=== What the exercise asks ===
Set down each record below precisely, skipping the pictures.

Rows from a dataset of charts and code
┌──

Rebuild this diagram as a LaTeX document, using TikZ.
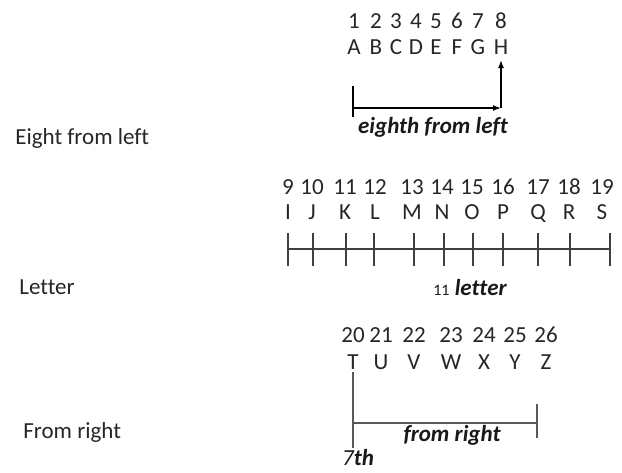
\documentclass[tikz,border=0pt]{standalone}
\usepackage{fontspec}
\setmainfont{Carlito}[Ligatures=NoCommon]
\usetikzlibrary{arrows.meta}

\begin{document}
\begin{tikzpicture}
[x=0.5pt, y=-0.5pt, font=\fontsize{11.5}{13}\selectfont, >={Latex[length=4pt,width=3pt]}]
\tikzstyle{cell}=[inner sep=0pt, text height=7.3pt, text depth=0pt, text=black!85]
\tikzstyle{side}=[inner sep=0pt, anchor=west, text=black!85]
\tikzstyle{note}=[inner sep=0pt, text=black!90, font=\fontsize{11.5}{13}\selectfont\bfseries\itshape]
\tikzstyle{rule}=[line width=0.75pt, black!75]
\useasboundingbox (0,0) rectangle (622,472);

% row labels
\node[side] (lab1) at (15,138) {Eight from left};
\node[side] (lab2) at (19,287) {Letter};
\node[side] (lab3) at (23,432) {From right};

% eighth from left
\foreach \n/\l/\x in {1/A/354, 2/B/376, 3/C/396, 4/D/416, 5/E/436, 6/F/457, 7/G/478, 8/H/501}{
  \node[cell] (d\n) at (\x,21) {\n};
  \node[cell] (c\l) at (\x,47) {\l};
}
\coordinate (s1) at (353,108);
\coordinate (s1t) at (353,86);
\coordinate (s1b) at (353,117);
\coordinate (k1) at (501,108);
\coordinate (h1) at (501,60);
\draw[line width=0.75pt]    (s1t)--(s1b);
\draw[line width=0.75pt,->]    (s1)--(k1);
\draw[line width=0.75pt,->]    (k1)--(h1);
\node[note] (t1) at (433,127) {eighth from left};

% letter
\foreach \n/\l/\x/\t in {9/I/288/288, 10/J/312/313, 11/K/345/346, 12/L/375/374, 13/M/412/414, 14/N/442/444, 15/O/472/473, 16/P/503/503, 17/Q/538/538, 18/R/569/570, 19/S/602/610}{
  \node[cell] (d\n) at (\x,187) {\n};
  \node[cell] (c\l) at (\x,212) {\l};
  \draw[rule] (\t,233)--(\t,266);
}
\coordinate (s2) at (288,249);
\coordinate (e2) at (610,249);
\draw[rule]    (s2)--(e2);
\node[note] (t2) at (470,288) {{\fontsize{8}{9}\selectfont\mdseries\upshape 11} letter};

% from right
\foreach \n/\l/\x in {20/T/353, 21/U/381, 22/V/414, 23/W/451, 24/X/484, 25/Y/515, 26/Z/546}{
  \node[cell] (d\n) at (\x,335) {\n};
  \node[cell] (c\l) at (\x,362) {\l};
}
\coordinate (s3t) at (353,372);
\coordinate (s3b) at (353,448);
\coordinate (s3) at (353,423);
\coordinate (e3) at (537,423);
\coordinate (e3t) at (537,404);
\coordinate (e3b) at (537,438);
\draw[rule,black!65]    (s3t)--(s3b);
\draw[rule,black!65]    (s3)--(e3);
\draw[rule,black!65]    (e3t)--(e3b);
\node[note] (t4) at (358,458) {{\mdseries 7}th};
\node[note] (t3) at (452,435) {from right};
\end{tikzpicture}
\end{document}
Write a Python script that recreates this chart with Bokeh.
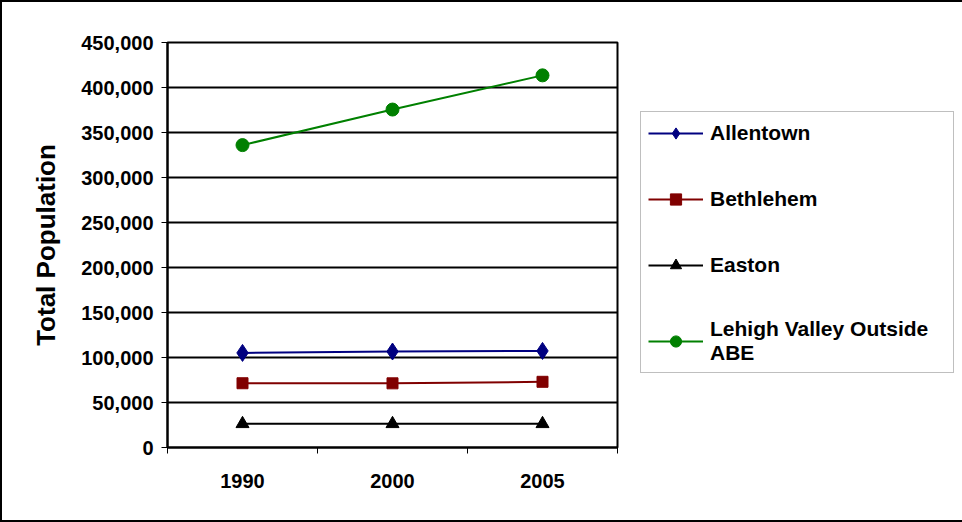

└──

=== Right answer ===
Rebuild this diagram as a LaTeX document, using TikZ.
\documentclass[tikz,border=0pt]{standalone}
\usepackage{fontspec}
\setmainfont{Carlito}[Ligatures=NoCommon]
\usetikzlibrary{arrows.meta}

\begin{document}
\begin{tikzpicture}
[x=0.5pt, y=-0.5pt, font=\fontsize{11.5}{13}\selectfont, >={Latex[length=4pt,width=3pt]}]
\tikzstyle{cell}=[inner sep=0pt, text height=7.3pt, text depth=0pt, text=black!85]
\tikzstyle{side}=[inner sep=0pt, anchor=west, text=black!85]
\tikzstyle{note}=[inner sep=0pt, text=black!90, font=\fontsize{11.5}{13}\selectfont\bfseries\itshape]
\tikzstyle{rule}=[line width=0.75pt, black!75]
\useasboundingbox (0,0) rectangle (622,472);

% row labels
\node[side] (lab1) at (15,138) {Eight from left};
\node[side] (lab2) at (19,287) {Letter};
\node[side] (lab3) at (23,432) {From right};

% eighth from left
\foreach \n/\l/\x in {1/A/354, 2/B/376, 3/C/396, 4/D/416, 5/E/436, 6/F/457, 7/G/478, 8/H/501}{
  \node[cell] (d\n) at (\x,21) {\n};
  \node[cell] (c\l) at (\x,47) {\l};
}
\coordinate (s1) at (353,108);
\coordinate (s1t) at (353,86);
\coordinate (s1b) at (353,117);
\coordinate (k1) at (501,108);
\coordinate (h1) at (501,60);
\draw[line width=0.75pt]    (s1t)--(s1b);
\draw[line width=0.75pt,->]    (s1)--(k1);
\draw[line width=0.75pt,->]    (k1)--(h1);
\node[note] (t1) at (433,127) {eighth from left};

% letter
\foreach \n/\l/\x/\t in {9/I/288/288, 10/J/312/313, 11/K/345/346, 12/L/375/374, 13/M/412/414, 14/N/442/444, 15/O/472/473, 16/P/503/503, 17/Q/538/538, 18/R/569/570, 19/S/602/610}{
  \node[cell] (d\n) at (\x,187) {\n};
  \node[cell] (c\l) at (\x,212) {\l};
  \draw[rule] (\t,233)--(\t,266);
}
\coordinate (s2) at (288,249);
\coordinate (e2) at (610,249);
\draw[rule]    (s2)--(e2);
\node[note] (t2) at (470,288) {{\fontsize{8}{9}\selectfont\mdseries\upshape 11} letter};

% from right
\foreach \n/\l/\x in {20/T/353, 21/U/381, 22/V/414, 23/W/451, 24/X/484, 25/Y/515, 26/Z/546}{
  \node[cell] (d\n) at (\x,335) {\n};
  \node[cell] (c\l) at (\x,362) {\l};
}
\coordinate (s3t) at (353,372);
\coordinate (s3b) at (353,448);
\coordinate (s3) at (353,423);
\coordinate (e3) at (537,423);
\coordinate (e3t) at (537,404);
\coordinate (e3b) at (537,438);
\draw[rule,black!65]    (s3t)--(s3b);
\draw[rule,black!65]    (s3)--(e3);
\draw[rule,black!65]    (e3t)--(e3b);
\node[note] (t4) at (358,458) {{\mdseries 7}th};
\node[note] (t3) at (452,435) {from right};
\end{tikzpicture}
\end{document}
Write a Python script that recreates this chart with Bokeh.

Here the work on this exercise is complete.